Máo Jìn’s Jígǔ gé print also 2 juǎn, only 300+ poems — may be Cháo’s holding; Dúshū zhì may have mis-transcribed 3 as 5. This text more complete than Máo’s; we publish this and not Máo’s.
Abstract
Xǔ Hún’s collection is the principal WǎnTáng second-tier collection — Xǔ’s verse is more conservative than WēnLǐ’s, focused on huáigǔ (historical reflection), landscape, and bureaucratic-life lyric, and is structurally important as the model for the Yǒngjiā sìlíng and certain Sòng landscape juéjù lines. The collection’s transmission is comparatively well-documented: zhǔjí 2 juǎn (Tang original) → Sòng shíyí (= present xùjí) 2 juǎn → Qīng xùbǔ and jíwài yíshī 1 juǎn each. Liú Kèzhuāng noted that the Dù Mù Fánchuān biéjí (= KR4c0072) misattributed pieces are mostly Xǔ Hún’s verse — making Xǔ a small but textual-bibliographically significant figure in the larger transmission of Tang verse.
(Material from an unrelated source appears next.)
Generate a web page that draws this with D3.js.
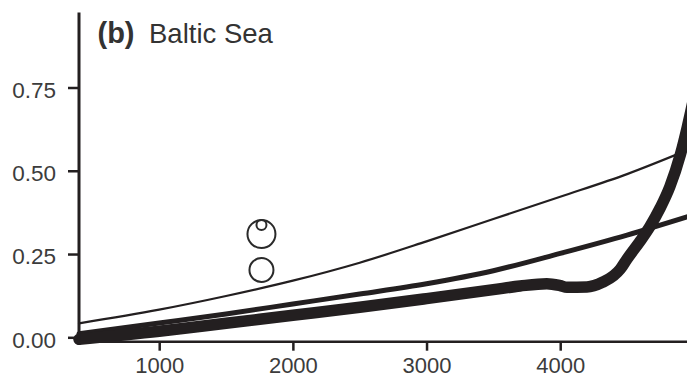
<!DOCTYPE html>
<html>
<head>
<meta charset="utf-8">
<script src="https://cdn.jsdelivr.net/npm/d3@7/dist/d3.min.js"></script>
<style>
  html, body { margin: 0; padding: 0; background: #fff; }
  svg { display: block; }
</style>
</head>
<body>
<svg id="chart" width="687" height="378"></svg>
<script>
// ---- data ----
const xTicks = [1000, 2000, 3000, 4000];
const yTicks = [0.00, 0.25, 0.50, 0.75];
const yTickLabels = ["0.00", "0.25", "0.50", "0.75"];

// thin curve
const thinX = [400, 1000, 1500, 2000, 2500, 3000, 3500, 4000, 4500, 5000];
const thinY = [0.042, 0.083, 0.124, 0.170, 0.224, 0.288, 0.355, 0.422, 0.490, 0.570];

// medium curve
const medX = [400, 1000, 1500, 2000, 2500, 3000, 3500, 4000, 4500, 5000];
const medY = [0.011, 0.043, 0.070, 0.100, 0.130, 0.161, 0.200, 0.252, 0.307, 0.368];

// thick curve
const thickX = [400, 1000, 1500, 2000, 2500, 3000, 3500, 3700, 3900, 4000, 4050, 4200, 4320, 4400, 4450, 4500, 4600, 4670, 4750, 4820, 4900, 4950, 5000];
const thickY = [-0.006, 0.018, 0.042, 0.066, 0.090, 0.116, 0.143, 0.154, 0.161, 0.155, 0.150, 0.151, 0.166, 0.185, 0.205, 0.235, 0.290, 0.332, 0.390, 0.452, 0.550, 0.630, 0.720];

// observation circles
const ptX = [1765, 1765, 1765];
const ptY = [0.310, 0.202, 0.337];
const ptSize = [14, 12, 5];

// ---- drawing ----
const svg = d3.select("#chart");
const ink = "#231f20";
const textCol = "#3c3c3c";
const font = "'Liberation Sans', Arial, Helvetica, sans-serif";

const x = d3.scaleLinear().domain([400, 5000]).range([79, 79 + 4600 * 0.13367]);
const y = d3.scaleLinear().domain([0, 0.75]).range([337.3, 87.5]);

const line = d3.line().x(d => x(d[0])).y(d => y(d[1])).curve(d3.curveMonotoneX);

function drawSeries(xs, ys, w) {
  svg.append("path")
    .datum(xs.map((v, i) => [v, ys[i]]))
    .attr("d", line)
    .attr("fill", "none")
    .attr("stroke", ink)
    .attr("stroke-width", w)
    .attr("stroke-linecap", "round")
    .attr("stroke-linejoin", "round");
}

drawSeries(thinX, thinY, 2.2);
drawSeries(medX, medY, 5);
drawSeries(thickX, thickY, 11.5);

// circles
svg.selectAll("circle.obs")
  .data(ptX.map((v, i) => ({x: v, y: ptY[i], r: ptSize[i]})))
  .join("circle")
  .attr("class", "obs")
  .attr("cx", d => x(d.x))
  .attr("cy", d => y(d.y))
  .attr("r", d => d.r)
  .attr("fill", "none")
  .attr("stroke", "#2a2a2a")
  .attr("stroke-width", 2);

// axes
const yAxis = d3.axisLeft(y).tickValues(yTicks).tickFormat((d, i) => yTickLabels[i]).tickSize(11).tickPadding(12);
const gy = svg.append("g").attr("transform", "translate(79,0)").call(yAxis);
gy.select(".domain").remove();
gy.selectAll(".tick line").attr("stroke", ink).attr("stroke-width", 2.5);
gy.selectAll(".tick text")
  .attr("fill", textCol)
  .attr("font-family", font)
  .attr("font-size", 22.5)
  .attr("dy", "0.44em");

const xAxis = d3.axisBottom(x).tickValues(xTicks).tickFormat(d3.format("d")).tickSize(9).tickPadding(6.5);
const gx = svg.append("g").attr("transform", "translate(0,341.7)").call(xAxis);
gx.select(".domain").remove();
gx.selectAll(".tick line").attr("stroke", ink).attr("stroke-width", 2.5);
gx.selectAll(".tick text")
  .attr("fill", textCol)
  .attr("font-family", font)
  .attr("font-size", 22);

// axis lines
svg.append("line")
  .attr("x1", 79).attr("x2", 79).attr("y1", 12.5).attr("y2", 345)
  .attr("stroke", ink).attr("stroke-width", 3);
svg.append("line")
  .attr("x1", 78).attr("x2", 700).attr("y1", 341.7).attr("y2", 341.7)
  .attr("stroke", ink).attr("stroke-width", 2.5);

// title
const title = svg.append("text")
  .attr("y", 43.3)
  .attr("fill", "#333")
  .attr("font-family", font)
  .attr("font-size", 27.5);
title.append("tspan").attr("x", 97.5).attr("font-weight", "bold").attr("font-size", 29).text("(b)");
title.append("tspan").attr("x", 149).text("Baltic Sea");
</script>
</body>
</html>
CBDB id 92743 gives 791– (no death year recorded).
Translations and research
- 江聰平 Jiāng Cōng-píng. 1973. Xǔ Yòng-huì shī jí jiào-zhù 許用晦詩集校注. Tái-běi.
- 羅時進 Luó Shí-jìn. 1994. Dīng-mǎo jí jiān-zhèng 丁卯集箋證. Zhōng-huá.
- No substantial Western-language secondary literature located.
Other points of interest
The Xiányáng chéng dōng lóu 咸陽城東樓 — with the canonically-quoted couplet xī fēng chuī zǐ ěr / shān yǔ yù lái fēng mǎn lóu (“the wind sweeping the willow-fringe and the rain about to come fill the building”) — is one of the most-anthologized WǎnTáng poems and is said to have been the line from which Sòng Wáng Ānshí’s celebrated yù lái fēng mǎn lóu phrasing descends. The Dīngmǎo qiáo villa at Rùnzhōu — actual setting of much of Xǔ’s verse — became, by the Sòng, a literary place-name to be referenced.